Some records

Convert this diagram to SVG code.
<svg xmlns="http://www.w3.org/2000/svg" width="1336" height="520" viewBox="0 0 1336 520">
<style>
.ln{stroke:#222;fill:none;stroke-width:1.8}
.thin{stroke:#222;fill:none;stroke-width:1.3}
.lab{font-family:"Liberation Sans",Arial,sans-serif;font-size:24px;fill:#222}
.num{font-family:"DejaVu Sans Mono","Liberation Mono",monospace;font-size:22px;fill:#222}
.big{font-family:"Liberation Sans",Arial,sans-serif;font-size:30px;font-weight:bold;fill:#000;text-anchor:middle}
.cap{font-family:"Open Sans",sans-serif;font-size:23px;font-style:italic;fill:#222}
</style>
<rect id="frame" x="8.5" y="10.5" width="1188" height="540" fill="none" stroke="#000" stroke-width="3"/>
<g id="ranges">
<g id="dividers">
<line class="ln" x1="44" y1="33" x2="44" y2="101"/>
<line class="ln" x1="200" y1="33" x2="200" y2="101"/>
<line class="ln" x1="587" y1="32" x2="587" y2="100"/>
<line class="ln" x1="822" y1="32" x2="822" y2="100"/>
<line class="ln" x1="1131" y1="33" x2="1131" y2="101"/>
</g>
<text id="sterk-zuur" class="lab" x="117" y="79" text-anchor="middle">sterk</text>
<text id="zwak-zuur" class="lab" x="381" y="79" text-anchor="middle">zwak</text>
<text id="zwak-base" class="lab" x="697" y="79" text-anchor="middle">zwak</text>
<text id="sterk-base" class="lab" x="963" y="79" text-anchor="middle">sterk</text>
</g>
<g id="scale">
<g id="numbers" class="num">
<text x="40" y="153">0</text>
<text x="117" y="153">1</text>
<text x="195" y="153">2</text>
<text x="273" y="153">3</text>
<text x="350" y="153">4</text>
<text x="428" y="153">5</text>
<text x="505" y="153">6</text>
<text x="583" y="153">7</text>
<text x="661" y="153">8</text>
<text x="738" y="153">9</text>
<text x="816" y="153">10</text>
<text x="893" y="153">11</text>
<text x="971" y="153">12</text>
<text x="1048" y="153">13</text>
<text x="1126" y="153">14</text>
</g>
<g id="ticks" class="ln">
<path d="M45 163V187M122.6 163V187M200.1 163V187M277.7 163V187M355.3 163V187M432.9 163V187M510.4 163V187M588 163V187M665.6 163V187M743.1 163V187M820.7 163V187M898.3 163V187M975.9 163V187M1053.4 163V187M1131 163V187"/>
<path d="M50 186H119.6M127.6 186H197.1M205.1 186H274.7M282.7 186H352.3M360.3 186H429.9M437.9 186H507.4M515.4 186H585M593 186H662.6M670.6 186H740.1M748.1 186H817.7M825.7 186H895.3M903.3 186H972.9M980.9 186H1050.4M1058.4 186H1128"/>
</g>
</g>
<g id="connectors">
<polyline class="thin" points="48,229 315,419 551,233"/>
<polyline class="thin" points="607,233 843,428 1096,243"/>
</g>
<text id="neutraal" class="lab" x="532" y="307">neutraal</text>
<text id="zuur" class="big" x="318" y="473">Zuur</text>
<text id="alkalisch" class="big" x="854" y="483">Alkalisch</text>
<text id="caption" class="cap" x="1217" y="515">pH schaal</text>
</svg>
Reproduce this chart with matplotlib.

#### [Short task]
Nothing in the listing may be changed; retype it all exactly.

#### [Result of the exercise]
Convert this diagram to SVG code.
<svg xmlns="http://www.w3.org/2000/svg" width="1336" height="520" viewBox="0 0 1336 520">
<style>
.ln{stroke:#222;fill:none;stroke-width:1.8}
.thin{stroke:#222;fill:none;stroke-width:1.3}
.lab{font-family:"Liberation Sans",Arial,sans-serif;font-size:24px;fill:#222}
.num{font-family:"DejaVu Sans Mono","Liberation Mono",monospace;font-size:22px;fill:#222}
.big{font-family:"Liberation Sans",Arial,sans-serif;font-size:30px;font-weight:bold;fill:#000;text-anchor:middle}
.cap{font-family:"Open Sans",sans-serif;font-size:23px;font-style:italic;fill:#222}
</style>
<rect id="frame" x="8.5" y="10.5" width="1188" height="540" fill="none" stroke="#000" stroke-width="3"/>
<g id="ranges">
<g id="dividers">
<line class="ln" x1="44" y1="33" x2="44" y2="101"/>
<line class="ln" x1="200" y1="33" x2="200" y2="101"/>
<line class="ln" x1="587" y1="32" x2="587" y2="100"/>
<line class="ln" x1="822" y1="32" x2="822" y2="100"/>
<line class="ln" x1="1131" y1="33" x2="1131" y2="101"/>
</g>
<text id="sterk-zuur" class="lab" x="117" y="79" text-anchor="middle">sterk</text>
<text id="zwak-zuur" class="lab" x="381" y="79" text-anchor="middle">zwak</text>
<text id="zwak-base" class="lab" x="697" y="79" text-anchor="middle">zwak</text>
<text id="sterk-base" class="lab" x="963" y="79" text-anchor="middle">sterk</text>
</g>
<g id="scale">
<g id="numbers" class="num">
<text x="40" y="153">0</text>
<text x="117" y="153">1</text>
<text x="195" y="153">2</text>
<text x="273" y="153">3</text>
<text x="350" y="153">4</text>
<text x="428" y="153">5</text>
<text x="505" y="153">6</text>
<text x="583" y="153">7</text>
<text x="661" y="153">8</text>
<text x="738" y="153">9</text>
<text x="816" y="153">10</text>
<text x="893" y="153">11</text>
<text x="971" y="153">12</text>
<text x="1048" y="153">13</text>
<text x="1126" y="153">14</text>
</g>
<g id="ticks" class="ln">
<path d="M45 163V187M122.6 163V187M200.1 163V187M277.7 163V187M355.3 163V187M432.9 163V187M510.4 163V187M588 163V187M665.6 163V187M743.1 163V187M820.7 163V187M898.3 163V187M975.9 163V187M1053.4 163V187M1131 163V187"/>
<path d="M50 186H119.6M127.6 186H197.1M205.1 186H274.7M282.7 186H352.3M360.3 186H429.9M437.9 186H507.4M515.4 186H585M593 186H662.6M670.6 186H740.1M748.1 186H817.7M825.7 186H895.3M903.3 186H972.9M980.9 186H1050.4M1058.4 186H1128"/>
</g>
</g>
<g id="connectors">
<polyline class="thin" points="48,229 315,419 551,233"/>
<polyline class="thin" points="607,233 843,428 1096,243"/>
</g>
<text id="neutraal" class="lab" x="532" y="307">neutraal</text>
<text id="zuur" class="big" x="318" y="473">Zuur</text>
<text id="alkalisch" class="big" x="854" y="483">Alkalisch</text>
<text id="caption" class="cap" x="1217" y="515">pH schaal</text>
</svg>
Reproduce this chart with matplotlib.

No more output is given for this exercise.